=== Stored data ===

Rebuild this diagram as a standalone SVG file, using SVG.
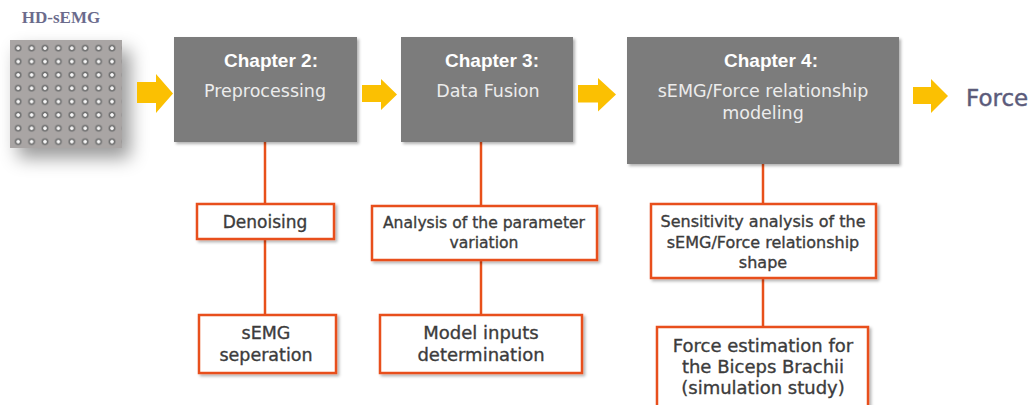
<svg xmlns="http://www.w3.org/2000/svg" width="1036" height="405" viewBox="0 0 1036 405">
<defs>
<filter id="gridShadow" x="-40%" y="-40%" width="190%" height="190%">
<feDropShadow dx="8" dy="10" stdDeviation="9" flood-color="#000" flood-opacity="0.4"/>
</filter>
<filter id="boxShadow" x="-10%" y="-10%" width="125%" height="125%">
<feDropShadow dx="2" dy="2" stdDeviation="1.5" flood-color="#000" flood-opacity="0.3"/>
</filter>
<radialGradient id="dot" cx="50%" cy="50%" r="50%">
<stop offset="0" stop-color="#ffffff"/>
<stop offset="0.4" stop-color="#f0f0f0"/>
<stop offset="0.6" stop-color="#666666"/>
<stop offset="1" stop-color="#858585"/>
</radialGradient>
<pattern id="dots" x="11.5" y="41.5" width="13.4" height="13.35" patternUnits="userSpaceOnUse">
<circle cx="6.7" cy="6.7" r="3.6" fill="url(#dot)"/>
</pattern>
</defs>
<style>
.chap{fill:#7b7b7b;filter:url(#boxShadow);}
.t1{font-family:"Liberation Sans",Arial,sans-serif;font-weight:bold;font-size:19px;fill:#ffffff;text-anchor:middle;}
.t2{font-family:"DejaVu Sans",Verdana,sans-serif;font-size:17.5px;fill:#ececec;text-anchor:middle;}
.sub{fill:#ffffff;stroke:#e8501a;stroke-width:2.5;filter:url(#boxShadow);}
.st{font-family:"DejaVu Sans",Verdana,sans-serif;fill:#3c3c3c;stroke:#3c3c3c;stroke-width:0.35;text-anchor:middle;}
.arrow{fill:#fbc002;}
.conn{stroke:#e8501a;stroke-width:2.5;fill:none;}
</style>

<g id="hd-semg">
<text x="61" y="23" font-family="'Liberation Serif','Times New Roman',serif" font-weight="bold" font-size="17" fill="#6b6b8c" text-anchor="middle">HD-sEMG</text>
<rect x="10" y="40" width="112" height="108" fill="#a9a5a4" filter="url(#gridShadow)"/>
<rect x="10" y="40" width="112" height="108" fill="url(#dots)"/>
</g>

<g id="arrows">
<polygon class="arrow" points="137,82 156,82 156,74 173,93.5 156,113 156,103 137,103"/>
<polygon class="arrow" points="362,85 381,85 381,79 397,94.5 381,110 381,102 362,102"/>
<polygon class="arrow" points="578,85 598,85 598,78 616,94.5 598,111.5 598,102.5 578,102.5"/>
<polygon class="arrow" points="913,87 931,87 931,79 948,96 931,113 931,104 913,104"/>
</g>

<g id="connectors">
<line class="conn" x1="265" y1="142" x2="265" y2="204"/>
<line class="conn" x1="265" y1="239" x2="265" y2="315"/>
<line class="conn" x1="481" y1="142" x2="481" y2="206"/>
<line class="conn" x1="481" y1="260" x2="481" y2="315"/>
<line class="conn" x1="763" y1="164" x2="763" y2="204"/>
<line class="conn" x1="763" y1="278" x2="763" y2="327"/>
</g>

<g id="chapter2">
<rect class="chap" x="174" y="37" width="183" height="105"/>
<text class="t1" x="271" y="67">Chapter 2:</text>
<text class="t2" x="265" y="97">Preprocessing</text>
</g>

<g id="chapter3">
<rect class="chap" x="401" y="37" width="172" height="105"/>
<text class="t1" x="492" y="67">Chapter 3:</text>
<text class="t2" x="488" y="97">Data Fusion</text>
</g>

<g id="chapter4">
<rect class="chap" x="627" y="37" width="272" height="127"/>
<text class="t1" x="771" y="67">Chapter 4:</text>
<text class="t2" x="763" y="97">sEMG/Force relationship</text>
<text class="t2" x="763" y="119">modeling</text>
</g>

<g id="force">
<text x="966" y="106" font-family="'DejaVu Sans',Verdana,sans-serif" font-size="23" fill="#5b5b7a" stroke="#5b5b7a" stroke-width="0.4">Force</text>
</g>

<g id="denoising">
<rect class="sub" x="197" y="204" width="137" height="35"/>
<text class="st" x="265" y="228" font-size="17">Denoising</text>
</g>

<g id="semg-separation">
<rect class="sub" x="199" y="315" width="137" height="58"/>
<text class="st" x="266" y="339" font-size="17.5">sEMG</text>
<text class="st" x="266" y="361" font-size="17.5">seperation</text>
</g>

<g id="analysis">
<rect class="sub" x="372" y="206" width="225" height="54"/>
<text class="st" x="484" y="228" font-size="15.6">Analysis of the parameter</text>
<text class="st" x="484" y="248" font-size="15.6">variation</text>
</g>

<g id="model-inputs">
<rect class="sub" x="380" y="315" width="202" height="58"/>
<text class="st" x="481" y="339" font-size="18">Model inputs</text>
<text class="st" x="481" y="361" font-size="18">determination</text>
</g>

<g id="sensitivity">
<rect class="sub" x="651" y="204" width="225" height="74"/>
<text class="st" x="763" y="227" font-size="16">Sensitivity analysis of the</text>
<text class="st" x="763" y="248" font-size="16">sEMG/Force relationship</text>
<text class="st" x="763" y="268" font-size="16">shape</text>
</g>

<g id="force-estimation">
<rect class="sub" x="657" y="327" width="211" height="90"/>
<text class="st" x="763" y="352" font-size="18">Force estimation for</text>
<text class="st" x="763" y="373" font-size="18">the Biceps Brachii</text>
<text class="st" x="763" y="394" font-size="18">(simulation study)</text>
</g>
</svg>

===

Aim of the exercise:
Reproduce the data verbatim. Do not carry any picture into the copy.

Result:
Rebuild this diagram as a standalone SVG file, using SVG.
<svg xmlns="http://www.w3.org/2000/svg" width="1036" height="405" viewBox="0 0 1036 405">
<defs>
<filter id="gridShadow" x="-40%" y="-40%" width="190%" height="190%">
<feDropShadow dx="8" dy="10" stdDeviation="9" flood-color="#000" flood-opacity="0.4"/>
</filter>
<filter id="boxShadow" x="-10%" y="-10%" width="125%" height="125%">
<feDropShadow dx="2" dy="2" stdDeviation="1.5" flood-color="#000" flood-opacity="0.3"/>
</filter>
<radialGradient id="dot" cx="50%" cy="50%" r="50%">
<stop offset="0" stop-color="#ffffff"/>
<stop offset="0.4" stop-color="#f0f0f0"/>
<stop offset="0.6" stop-color="#666666"/>
<stop offset="1" stop-color="#858585"/>
</radialGradient>
<pattern id="dots" x="11.5" y="41.5" width="13.4" height="13.35" patternUnits="userSpaceOnUse">
<circle cx="6.7" cy="6.7" r="3.6" fill="url(#dot)"/>
</pattern>
</defs>
<style>
.chap{fill:#7b7b7b;filter:url(#boxShadow);}
.t1{font-family:"Liberation Sans",Arial,sans-serif;font-weight:bold;font-size:19px;fill:#ffffff;text-anchor:middle;}
.t2{font-family:"DejaVu Sans",Verdana,sans-serif;font-size:17.5px;fill:#ececec;text-anchor:middle;}
.sub{fill:#ffffff;stroke:#e8501a;stroke-width:2.5;filter:url(#boxShadow);}
.st{font-family:"DejaVu Sans",Verdana,sans-serif;fill:#3c3c3c;stroke:#3c3c3c;stroke-width:0.35;text-anchor:middle;}
.arrow{fill:#fbc002;}
.conn{stroke:#e8501a;stroke-width:2.5;fill:none;}
</style>

<g id="hd-semg">
<text x="61" y="23" font-family="'Liberation Serif','Times New Roman',serif" font-weight="bold" font-size="17" fill="#6b6b8c" text-anchor="middle">HD-sEMG</text>
<rect x="10" y="40" width="112" height="108" fill="#a9a5a4" filter="url(#gridShadow)"/>
<rect x="10" y="40" width="112" height="108" fill="url(#dots)"/>
</g>

<g id="arrows">
<polygon class="arrow" points="137,82 156,82 156,74 173,93.5 156,113 156,103 137,103"/>
<polygon class="arrow" points="362,85 381,85 381,79 397,94.5 381,110 381,102 362,102"/>
<polygon class="arrow" points="578,85 598,85 598,78 616,94.5 598,111.5 598,102.5 578,102.5"/>
<polygon class="arrow" points="913,87 931,87 931,79 948,96 931,113 931,104 913,104"/>
</g>

<g id="connectors">
<line class="conn" x1="265" y1="142" x2="265" y2="204"/>
<line class="conn" x1="265" y1="239" x2="265" y2="315"/>
<line class="conn" x1="481" y1="142" x2="481" y2="206"/>
<line class="conn" x1="481" y1="260" x2="481" y2="315"/>
<line class="conn" x1="763" y1="164" x2="763" y2="204"/>
<line class="conn" x1="763" y1="278" x2="763" y2="327"/>
</g>

<g id="chapter2">
<rect class="chap" x="174" y="37" width="183" height="105"/>
<text class="t1" x="271" y="67">Chapter 2:</text>
<text class="t2" x="265" y="97">Preprocessing</text>
</g>

<g id="chapter3">
<rect class="chap" x="401" y="37" width="172" height="105"/>
<text class="t1" x="492" y="67">Chapter 3:</text>
<text class="t2" x="488" y="97">Data Fusion</text>
</g>

<g id="chapter4">
<rect class="chap" x="627" y="37" width="272" height="127"/>
<text class="t1" x="771" y="67">Chapter 4:</text>
<text class="t2" x="763" y="97">sEMG/Force relationship</text>
<text class="t2" x="763" y="119">modeling</text>
</g>

<g id="force">
<text x="966" y="106" font-family="'DejaVu Sans',Verdana,sans-serif" font-size="23" fill="#5b5b7a" stroke="#5b5b7a" stroke-width="0.4">Force</text>
</g>

<g id="denoising">
<rect class="sub" x="197" y="204" width="137" height="35"/>
<text class="st" x="265" y="228" font-size="17">Denoising</text>
</g>

<g id="semg-separation">
<rect class="sub" x="199" y="315" width="137" height="58"/>
<text class="st" x="266" y="339" font-size="17.5">sEMG</text>
<text class="st" x="266" y="361" font-size="17.5">seperation</text>
</g>

<g id="analysis">
<rect class="sub" x="372" y="206" width="225" height="54"/>
<text class="st" x="484" y="228" font-size="15.6">Analysis of the parameter</text>
<text class="st" x="484" y="248" font-size="15.6">variation</text>
</g>

<g id="model-inputs">
<rect class="sub" x="380" y="315" width="202" height="58"/>
<text class="st" x="481" y="339" font-size="18">Model inputs</text>
<text class="st" x="481" y="361" font-size="18">determination</text>
</g>

<g id="sensitivity">
<rect class="sub" x="651" y="204" width="225" height="74"/>
<text class="st" x="763" y="227" font-size="16">Sensitivity analysis of the</text>
<text class="st" x="763" y="248" font-size="16">sEMG/Force relationship</text>
<text class="st" x="763" y="268" font-size="16">shape</text>
</g>

<g id="force-estimation">
<rect class="sub" x="657" y="327" width="211" height="90"/>
<text class="st" x="763" y="352" font-size="18">Force estimation for</text>
<text class="st" x="763" y="373" font-size="18">the Biceps Brachii</text>
<text class="st" x="763" y="394" font-size="18">(simulation study)</text>
</g>
</svg>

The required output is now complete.